DATA EXCERPTS =>
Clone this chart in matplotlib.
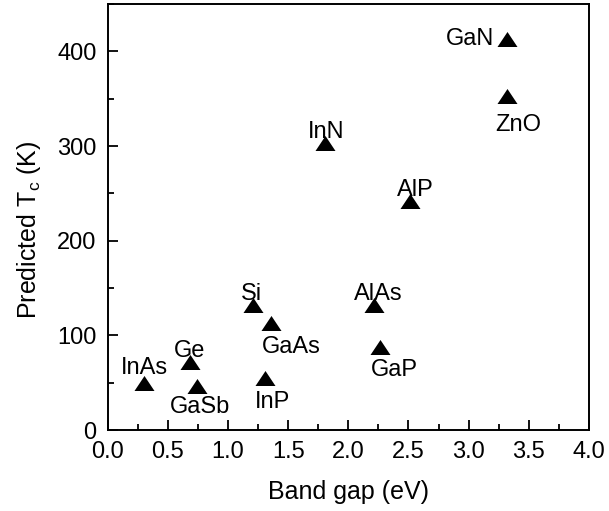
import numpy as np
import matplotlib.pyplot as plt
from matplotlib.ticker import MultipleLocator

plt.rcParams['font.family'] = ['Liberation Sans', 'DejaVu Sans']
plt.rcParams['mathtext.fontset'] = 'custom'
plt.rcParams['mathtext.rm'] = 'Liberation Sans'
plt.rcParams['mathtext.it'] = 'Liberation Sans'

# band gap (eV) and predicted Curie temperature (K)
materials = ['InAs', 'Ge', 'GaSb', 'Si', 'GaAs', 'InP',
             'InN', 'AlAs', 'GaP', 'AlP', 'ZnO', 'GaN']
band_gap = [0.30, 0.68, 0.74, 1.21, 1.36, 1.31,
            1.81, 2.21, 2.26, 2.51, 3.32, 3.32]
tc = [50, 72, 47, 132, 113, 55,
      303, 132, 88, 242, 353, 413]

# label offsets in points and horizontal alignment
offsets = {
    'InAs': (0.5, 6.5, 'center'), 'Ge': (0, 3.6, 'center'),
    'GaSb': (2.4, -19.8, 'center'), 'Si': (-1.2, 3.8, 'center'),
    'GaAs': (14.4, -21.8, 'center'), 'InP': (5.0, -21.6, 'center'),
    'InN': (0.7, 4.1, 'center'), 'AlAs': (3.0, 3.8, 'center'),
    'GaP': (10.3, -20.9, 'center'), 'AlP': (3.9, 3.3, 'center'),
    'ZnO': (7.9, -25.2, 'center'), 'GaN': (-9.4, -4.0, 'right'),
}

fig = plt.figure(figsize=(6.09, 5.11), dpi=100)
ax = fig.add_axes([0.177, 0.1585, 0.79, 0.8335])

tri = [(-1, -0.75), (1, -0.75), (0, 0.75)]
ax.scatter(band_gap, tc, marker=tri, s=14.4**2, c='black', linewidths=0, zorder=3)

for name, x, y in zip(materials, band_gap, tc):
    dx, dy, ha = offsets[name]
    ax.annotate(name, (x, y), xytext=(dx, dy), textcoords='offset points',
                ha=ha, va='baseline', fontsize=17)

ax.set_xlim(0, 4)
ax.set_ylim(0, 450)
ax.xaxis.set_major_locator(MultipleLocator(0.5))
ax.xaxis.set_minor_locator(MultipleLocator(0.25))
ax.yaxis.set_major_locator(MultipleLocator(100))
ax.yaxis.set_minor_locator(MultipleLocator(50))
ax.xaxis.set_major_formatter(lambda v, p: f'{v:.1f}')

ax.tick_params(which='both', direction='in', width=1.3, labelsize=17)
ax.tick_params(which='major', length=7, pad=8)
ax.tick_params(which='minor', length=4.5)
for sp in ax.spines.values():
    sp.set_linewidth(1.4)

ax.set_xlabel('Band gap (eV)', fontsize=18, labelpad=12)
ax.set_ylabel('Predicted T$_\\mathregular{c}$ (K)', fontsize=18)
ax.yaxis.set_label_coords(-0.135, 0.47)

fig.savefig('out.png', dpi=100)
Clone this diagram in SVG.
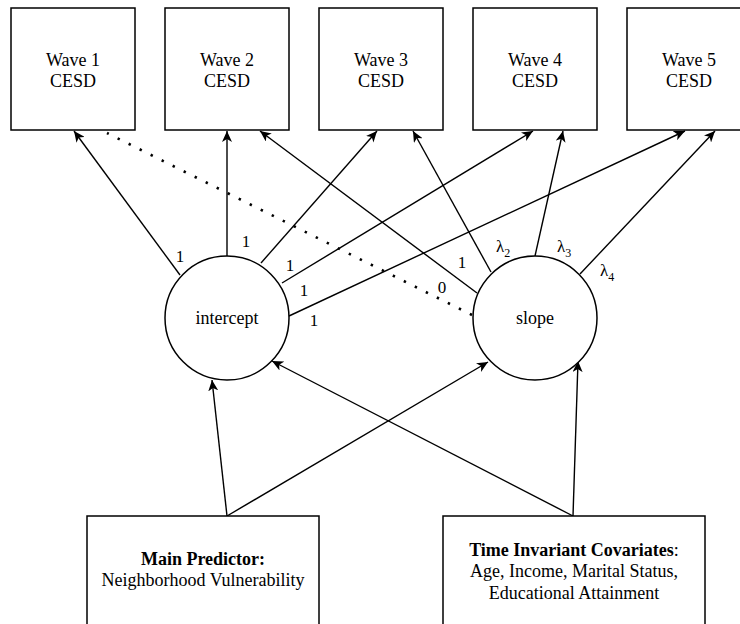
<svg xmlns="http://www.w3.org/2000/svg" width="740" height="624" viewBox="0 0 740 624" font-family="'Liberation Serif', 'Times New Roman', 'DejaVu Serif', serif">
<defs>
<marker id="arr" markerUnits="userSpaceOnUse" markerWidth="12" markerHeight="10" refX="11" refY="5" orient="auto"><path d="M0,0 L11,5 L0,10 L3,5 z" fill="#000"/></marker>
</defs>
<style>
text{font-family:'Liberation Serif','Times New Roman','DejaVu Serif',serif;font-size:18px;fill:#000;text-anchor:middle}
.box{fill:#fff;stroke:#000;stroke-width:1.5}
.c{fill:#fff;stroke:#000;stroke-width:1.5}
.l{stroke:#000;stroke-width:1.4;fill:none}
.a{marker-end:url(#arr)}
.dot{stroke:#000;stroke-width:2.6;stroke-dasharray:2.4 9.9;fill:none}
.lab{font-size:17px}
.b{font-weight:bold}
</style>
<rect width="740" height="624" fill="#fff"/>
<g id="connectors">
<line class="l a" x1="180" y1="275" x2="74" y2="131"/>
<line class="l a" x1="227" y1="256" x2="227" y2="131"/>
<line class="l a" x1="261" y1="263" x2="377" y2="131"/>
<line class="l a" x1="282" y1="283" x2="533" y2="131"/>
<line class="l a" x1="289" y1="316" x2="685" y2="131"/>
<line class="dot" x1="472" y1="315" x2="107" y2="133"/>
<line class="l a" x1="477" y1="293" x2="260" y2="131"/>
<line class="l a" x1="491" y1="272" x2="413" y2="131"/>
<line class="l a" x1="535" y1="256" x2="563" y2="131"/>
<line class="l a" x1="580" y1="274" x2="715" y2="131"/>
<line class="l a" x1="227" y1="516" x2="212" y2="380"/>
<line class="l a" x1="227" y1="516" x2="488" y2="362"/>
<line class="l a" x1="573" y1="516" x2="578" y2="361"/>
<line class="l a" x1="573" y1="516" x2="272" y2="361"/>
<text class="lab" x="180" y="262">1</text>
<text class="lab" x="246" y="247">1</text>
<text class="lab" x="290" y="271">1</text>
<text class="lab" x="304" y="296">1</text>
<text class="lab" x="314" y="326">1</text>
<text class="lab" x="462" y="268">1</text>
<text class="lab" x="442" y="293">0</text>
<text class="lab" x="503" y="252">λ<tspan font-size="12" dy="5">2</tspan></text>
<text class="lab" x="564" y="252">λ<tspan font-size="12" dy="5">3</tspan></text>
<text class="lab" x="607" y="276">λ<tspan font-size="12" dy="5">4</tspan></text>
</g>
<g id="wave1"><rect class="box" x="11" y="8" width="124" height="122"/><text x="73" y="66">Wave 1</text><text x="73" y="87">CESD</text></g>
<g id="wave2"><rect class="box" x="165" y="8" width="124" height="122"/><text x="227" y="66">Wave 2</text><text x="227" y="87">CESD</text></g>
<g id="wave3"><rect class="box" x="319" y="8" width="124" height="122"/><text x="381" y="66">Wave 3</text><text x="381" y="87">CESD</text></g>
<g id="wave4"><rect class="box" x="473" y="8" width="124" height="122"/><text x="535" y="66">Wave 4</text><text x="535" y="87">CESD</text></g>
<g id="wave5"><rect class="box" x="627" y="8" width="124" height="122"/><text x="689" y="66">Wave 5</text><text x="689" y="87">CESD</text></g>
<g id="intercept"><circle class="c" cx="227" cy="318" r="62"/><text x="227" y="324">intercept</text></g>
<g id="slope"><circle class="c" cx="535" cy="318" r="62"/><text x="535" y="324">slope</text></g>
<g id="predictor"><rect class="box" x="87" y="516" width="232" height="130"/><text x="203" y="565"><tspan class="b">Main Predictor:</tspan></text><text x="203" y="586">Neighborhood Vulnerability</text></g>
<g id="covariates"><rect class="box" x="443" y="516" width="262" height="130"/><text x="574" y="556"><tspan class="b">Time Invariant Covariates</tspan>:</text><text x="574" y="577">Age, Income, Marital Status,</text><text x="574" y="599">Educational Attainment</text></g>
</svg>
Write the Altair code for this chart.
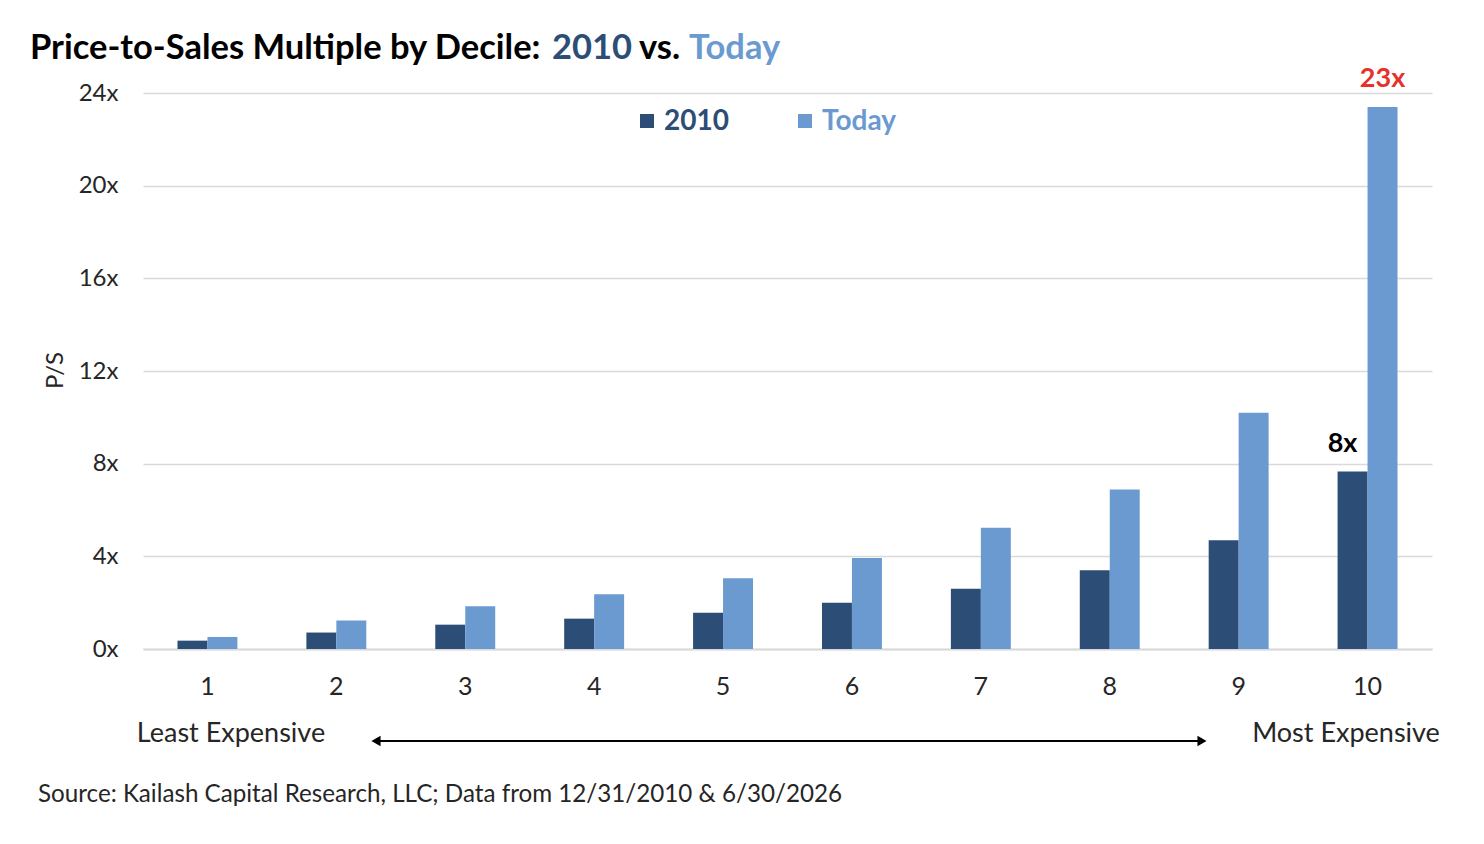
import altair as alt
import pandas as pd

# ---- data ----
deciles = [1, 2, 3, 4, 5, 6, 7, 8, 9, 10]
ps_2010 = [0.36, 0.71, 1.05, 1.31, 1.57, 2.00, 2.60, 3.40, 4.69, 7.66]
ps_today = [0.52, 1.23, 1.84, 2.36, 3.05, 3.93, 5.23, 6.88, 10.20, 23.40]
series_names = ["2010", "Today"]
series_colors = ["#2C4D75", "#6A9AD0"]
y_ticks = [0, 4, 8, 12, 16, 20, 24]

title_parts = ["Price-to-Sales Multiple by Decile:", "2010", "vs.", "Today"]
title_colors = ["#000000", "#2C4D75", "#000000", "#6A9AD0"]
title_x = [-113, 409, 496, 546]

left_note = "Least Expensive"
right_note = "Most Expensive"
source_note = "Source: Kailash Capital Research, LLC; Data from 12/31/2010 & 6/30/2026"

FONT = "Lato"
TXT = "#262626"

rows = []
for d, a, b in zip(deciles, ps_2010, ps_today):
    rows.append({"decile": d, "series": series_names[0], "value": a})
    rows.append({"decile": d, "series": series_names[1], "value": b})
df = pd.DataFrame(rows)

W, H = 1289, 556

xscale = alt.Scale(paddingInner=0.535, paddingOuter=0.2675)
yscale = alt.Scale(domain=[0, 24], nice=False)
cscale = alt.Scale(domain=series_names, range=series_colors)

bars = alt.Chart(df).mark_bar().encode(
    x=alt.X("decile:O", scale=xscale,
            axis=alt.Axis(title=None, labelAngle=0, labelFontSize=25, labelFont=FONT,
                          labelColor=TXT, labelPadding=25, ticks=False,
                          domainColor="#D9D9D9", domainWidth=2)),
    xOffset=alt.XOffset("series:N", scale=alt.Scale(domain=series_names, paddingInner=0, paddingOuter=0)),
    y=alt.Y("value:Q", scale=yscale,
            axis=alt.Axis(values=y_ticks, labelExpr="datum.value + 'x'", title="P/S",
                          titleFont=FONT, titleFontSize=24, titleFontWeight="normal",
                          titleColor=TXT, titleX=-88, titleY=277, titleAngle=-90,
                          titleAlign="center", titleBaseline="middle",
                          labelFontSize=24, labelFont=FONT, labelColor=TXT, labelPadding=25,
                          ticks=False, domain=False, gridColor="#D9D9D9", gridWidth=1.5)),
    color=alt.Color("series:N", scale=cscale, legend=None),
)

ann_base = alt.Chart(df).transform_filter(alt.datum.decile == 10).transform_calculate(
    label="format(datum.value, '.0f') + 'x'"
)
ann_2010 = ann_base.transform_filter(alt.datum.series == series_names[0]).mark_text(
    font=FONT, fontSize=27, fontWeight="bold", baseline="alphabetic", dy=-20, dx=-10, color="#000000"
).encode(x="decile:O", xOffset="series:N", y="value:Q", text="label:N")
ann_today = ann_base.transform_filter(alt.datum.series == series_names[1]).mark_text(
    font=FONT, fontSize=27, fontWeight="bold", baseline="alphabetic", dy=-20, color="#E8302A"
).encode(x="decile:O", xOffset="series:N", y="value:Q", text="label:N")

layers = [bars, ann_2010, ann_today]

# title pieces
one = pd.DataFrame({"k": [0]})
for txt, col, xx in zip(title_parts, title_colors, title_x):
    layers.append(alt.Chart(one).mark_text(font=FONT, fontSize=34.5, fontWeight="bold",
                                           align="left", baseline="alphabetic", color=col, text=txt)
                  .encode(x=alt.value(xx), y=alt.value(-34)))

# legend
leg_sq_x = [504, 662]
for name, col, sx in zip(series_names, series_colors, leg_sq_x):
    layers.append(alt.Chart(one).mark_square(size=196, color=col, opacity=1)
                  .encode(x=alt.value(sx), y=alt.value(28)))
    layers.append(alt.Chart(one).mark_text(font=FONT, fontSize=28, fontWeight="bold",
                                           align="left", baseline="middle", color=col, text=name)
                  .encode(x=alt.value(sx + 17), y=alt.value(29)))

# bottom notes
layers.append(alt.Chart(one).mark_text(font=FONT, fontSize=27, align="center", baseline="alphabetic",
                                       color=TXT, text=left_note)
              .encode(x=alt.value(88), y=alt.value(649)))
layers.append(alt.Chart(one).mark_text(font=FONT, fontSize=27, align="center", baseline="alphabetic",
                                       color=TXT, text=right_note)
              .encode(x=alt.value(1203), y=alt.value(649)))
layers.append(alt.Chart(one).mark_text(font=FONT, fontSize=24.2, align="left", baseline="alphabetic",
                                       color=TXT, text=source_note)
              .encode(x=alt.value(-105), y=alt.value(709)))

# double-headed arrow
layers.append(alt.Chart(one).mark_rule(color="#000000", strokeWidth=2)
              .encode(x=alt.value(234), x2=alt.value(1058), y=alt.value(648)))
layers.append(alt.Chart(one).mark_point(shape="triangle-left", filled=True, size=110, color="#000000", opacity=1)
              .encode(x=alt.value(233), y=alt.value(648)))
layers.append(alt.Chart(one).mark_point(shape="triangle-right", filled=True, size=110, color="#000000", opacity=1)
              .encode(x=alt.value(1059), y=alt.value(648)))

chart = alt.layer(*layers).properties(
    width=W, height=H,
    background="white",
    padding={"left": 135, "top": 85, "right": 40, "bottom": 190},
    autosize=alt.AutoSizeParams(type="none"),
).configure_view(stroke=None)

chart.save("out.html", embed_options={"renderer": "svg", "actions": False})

WHAT YOU HAVE TO DO =>
Reproduce the lines above starting at the one with "Write the Altair code for this chart." and ending at the one with "y_ticks = [0, 4, 8, 12, 16, 20, 24]", both included, exactly and with no pictures.

ANSWER TO THE TASK =>
Write the Altair code for this chart.
import altair as alt
import pandas as pd

# ---- data ----
deciles = [1, 2, 3, 4, 5, 6, 7, 8, 9, 10]
ps_2010 = [0.36, 0.71, 1.05, 1.31, 1.57, 2.00, 2.60, 3.40, 4.69, 7.66]
ps_today = [0.52, 1.23, 1.84, 2.36, 3.05, 3.93, 5.23, 6.88, 10.20, 23.40]
series_names = ["2010", "Today"]
series_colors = ["#2C4D75", "#6A9AD0"]
y_ticks = [0, 4, 8, 12, 16, 20, 24]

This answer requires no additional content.